-- BEGIN --

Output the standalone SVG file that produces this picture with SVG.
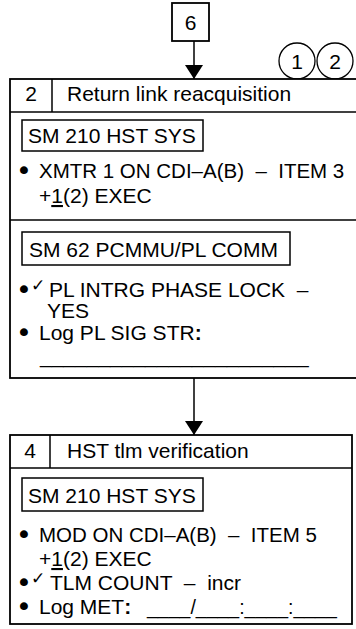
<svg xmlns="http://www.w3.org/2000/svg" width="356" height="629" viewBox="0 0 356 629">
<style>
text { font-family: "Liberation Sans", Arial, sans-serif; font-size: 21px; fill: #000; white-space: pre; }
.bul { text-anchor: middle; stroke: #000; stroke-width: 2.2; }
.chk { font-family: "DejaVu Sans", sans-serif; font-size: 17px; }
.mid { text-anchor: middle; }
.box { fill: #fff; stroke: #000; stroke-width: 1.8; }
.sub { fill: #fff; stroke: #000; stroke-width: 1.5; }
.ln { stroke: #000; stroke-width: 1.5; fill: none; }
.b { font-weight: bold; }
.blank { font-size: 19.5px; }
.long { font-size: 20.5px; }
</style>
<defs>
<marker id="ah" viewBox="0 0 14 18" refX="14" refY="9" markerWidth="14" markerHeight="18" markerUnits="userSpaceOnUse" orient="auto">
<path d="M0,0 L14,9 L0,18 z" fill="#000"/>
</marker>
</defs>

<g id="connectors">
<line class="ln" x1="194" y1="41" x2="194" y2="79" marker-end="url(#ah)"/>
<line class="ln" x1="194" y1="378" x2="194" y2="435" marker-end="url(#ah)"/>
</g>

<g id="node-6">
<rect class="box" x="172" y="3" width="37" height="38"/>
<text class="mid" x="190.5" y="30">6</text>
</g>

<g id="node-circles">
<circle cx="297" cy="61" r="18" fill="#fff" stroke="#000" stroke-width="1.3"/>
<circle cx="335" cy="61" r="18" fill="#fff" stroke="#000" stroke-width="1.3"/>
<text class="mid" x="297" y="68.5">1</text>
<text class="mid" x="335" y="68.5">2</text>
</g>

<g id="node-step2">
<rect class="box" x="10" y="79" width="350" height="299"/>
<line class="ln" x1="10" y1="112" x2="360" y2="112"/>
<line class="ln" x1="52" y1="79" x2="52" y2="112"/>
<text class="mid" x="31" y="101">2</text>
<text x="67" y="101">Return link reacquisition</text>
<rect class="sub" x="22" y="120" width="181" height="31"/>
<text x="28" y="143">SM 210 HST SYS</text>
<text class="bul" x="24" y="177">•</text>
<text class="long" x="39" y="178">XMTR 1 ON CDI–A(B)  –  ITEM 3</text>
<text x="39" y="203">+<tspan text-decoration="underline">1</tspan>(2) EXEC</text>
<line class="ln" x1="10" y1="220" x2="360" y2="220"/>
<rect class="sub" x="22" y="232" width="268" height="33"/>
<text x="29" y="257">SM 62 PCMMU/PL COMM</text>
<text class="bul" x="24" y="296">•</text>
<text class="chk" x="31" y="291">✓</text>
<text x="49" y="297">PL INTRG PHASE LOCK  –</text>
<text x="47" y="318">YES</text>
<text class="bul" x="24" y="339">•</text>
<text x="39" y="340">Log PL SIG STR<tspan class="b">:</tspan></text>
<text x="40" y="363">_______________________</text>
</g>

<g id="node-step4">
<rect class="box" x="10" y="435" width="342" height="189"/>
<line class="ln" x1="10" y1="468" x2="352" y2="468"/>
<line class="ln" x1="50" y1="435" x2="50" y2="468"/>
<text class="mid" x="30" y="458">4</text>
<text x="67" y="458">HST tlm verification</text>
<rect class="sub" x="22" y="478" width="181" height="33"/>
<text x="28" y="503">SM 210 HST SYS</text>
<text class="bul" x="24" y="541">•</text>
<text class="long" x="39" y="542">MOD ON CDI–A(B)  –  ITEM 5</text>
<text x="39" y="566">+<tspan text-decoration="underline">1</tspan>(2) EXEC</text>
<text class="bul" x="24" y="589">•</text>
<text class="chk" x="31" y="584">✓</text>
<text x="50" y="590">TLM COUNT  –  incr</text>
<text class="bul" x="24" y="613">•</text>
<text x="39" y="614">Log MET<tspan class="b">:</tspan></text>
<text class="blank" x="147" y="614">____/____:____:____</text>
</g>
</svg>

-- END --

Written exercise ::
Copy out each line exactly, without the pictures.

Result of the task ::
Output the standalone SVG file that produces this picture with SVG.
<svg xmlns="http://www.w3.org/2000/svg" width="356" height="629" viewBox="0 0 356 629">
<style>
text { font-family: "Liberation Sans", Arial, sans-serif; font-size: 21px; fill: #000; white-space: pre; }
.bul { text-anchor: middle; stroke: #000; stroke-width: 2.2; }
.chk { font-family: "DejaVu Sans", sans-serif; font-size: 17px; }
.mid { text-anchor: middle; }
.box { fill: #fff; stroke: #000; stroke-width: 1.8; }
.sub { fill: #fff; stroke: #000; stroke-width: 1.5; }
.ln { stroke: #000; stroke-width: 1.5; fill: none; }
.b { font-weight: bold; }
.blank { font-size: 19.5px; }
.long { font-size: 20.5px; }
</style>
<defs>
<marker id="ah" viewBox="0 0 14 18" refX="14" refY="9" markerWidth="14" markerHeight="18" markerUnits="userSpaceOnUse" orient="auto">
<path d="M0,0 L14,9 L0,18 z" fill="#000"/>
</marker>
</defs>

<g id="connectors">
<line class="ln" x1="194" y1="41" x2="194" y2="79" marker-end="url(#ah)"/>
<line class="ln" x1="194" y1="378" x2="194" y2="435" marker-end="url(#ah)"/>
</g>

<g id="node-6">
<rect class="box" x="172" y="3" width="37" height="38"/>
<text class="mid" x="190.5" y="30">6</text>
</g>

<g id="node-circles">
<circle cx="297" cy="61" r="18" fill="#fff" stroke="#000" stroke-width="1.3"/>
<circle cx="335" cy="61" r="18" fill="#fff" stroke="#000" stroke-width="1.3"/>
<text class="mid" x="297" y="68.5">1</text>
<text class="mid" x="335" y="68.5">2</text>
</g>

<g id="node-step2">
<rect class="box" x="10" y="79" width="350" height="299"/>
<line class="ln" x1="10" y1="112" x2="360" y2="112"/>
<line class="ln" x1="52" y1="79" x2="52" y2="112"/>
<text class="mid" x="31" y="101">2</text>
<text x="67" y="101">Return link reacquisition</text>
<rect class="sub" x="22" y="120" width="181" height="31"/>
<text x="28" y="143">SM 210 HST SYS</text>
<text class="bul" x="24" y="177">•</text>
<text class="long" x="39" y="178">XMTR 1 ON CDI–A(B)  –  ITEM 3</text>
<text x="39" y="203">+<tspan text-decoration="underline">1</tspan>(2) EXEC</text>
<line class="ln" x1="10" y1="220" x2="360" y2="220"/>
<rect class="sub" x="22" y="232" width="268" height="33"/>
<text x="29" y="257">SM 62 PCMMU/PL COMM</text>
<text class="bul" x="24" y="296">•</text>
<text class="chk" x="31" y="291">✓</text>
<text x="49" y="297">PL INTRG PHASE LOCK  –</text>
<text x="47" y="318">YES</text>
<text class="bul" x="24" y="339">•</text>
<text x="39" y="340">Log PL SIG STR<tspan class="b">:</tspan></text>
<text x="40" y="363">_______________________</text>
</g>

<g id="node-step4">
<rect class="box" x="10" y="435" width="342" height="189"/>
<line class="ln" x1="10" y1="468" x2="352" y2="468"/>
<line class="ln" x1="50" y1="435" x2="50" y2="468"/>
<text class="mid" x="30" y="458">4</text>
<text x="67" y="458">HST tlm verification</text>
<rect class="sub" x="22" y="478" width="181" height="33"/>
<text x="28" y="503">SM 210 HST SYS</text>
<text class="bul" x="24" y="541">•</text>
<text class="long" x="39" y="542">MOD ON CDI–A(B)  –  ITEM 5</text>
<text x="39" y="566">+<tspan text-decoration="underline">1</tspan>(2) EXEC</text>
<text class="bul" x="24" y="589">•</text>
<text class="chk" x="31" y="584">✓</text>
<text x="50" y="590">TLM COUNT  –  incr</text>
<text class="bul" x="24" y="613">•</text>
<text x="39" y="614">Log MET<tspan class="b">:</tspan></text>
<text class="blank" x="147" y="614">____/____:____:____</text>
</g>
</svg>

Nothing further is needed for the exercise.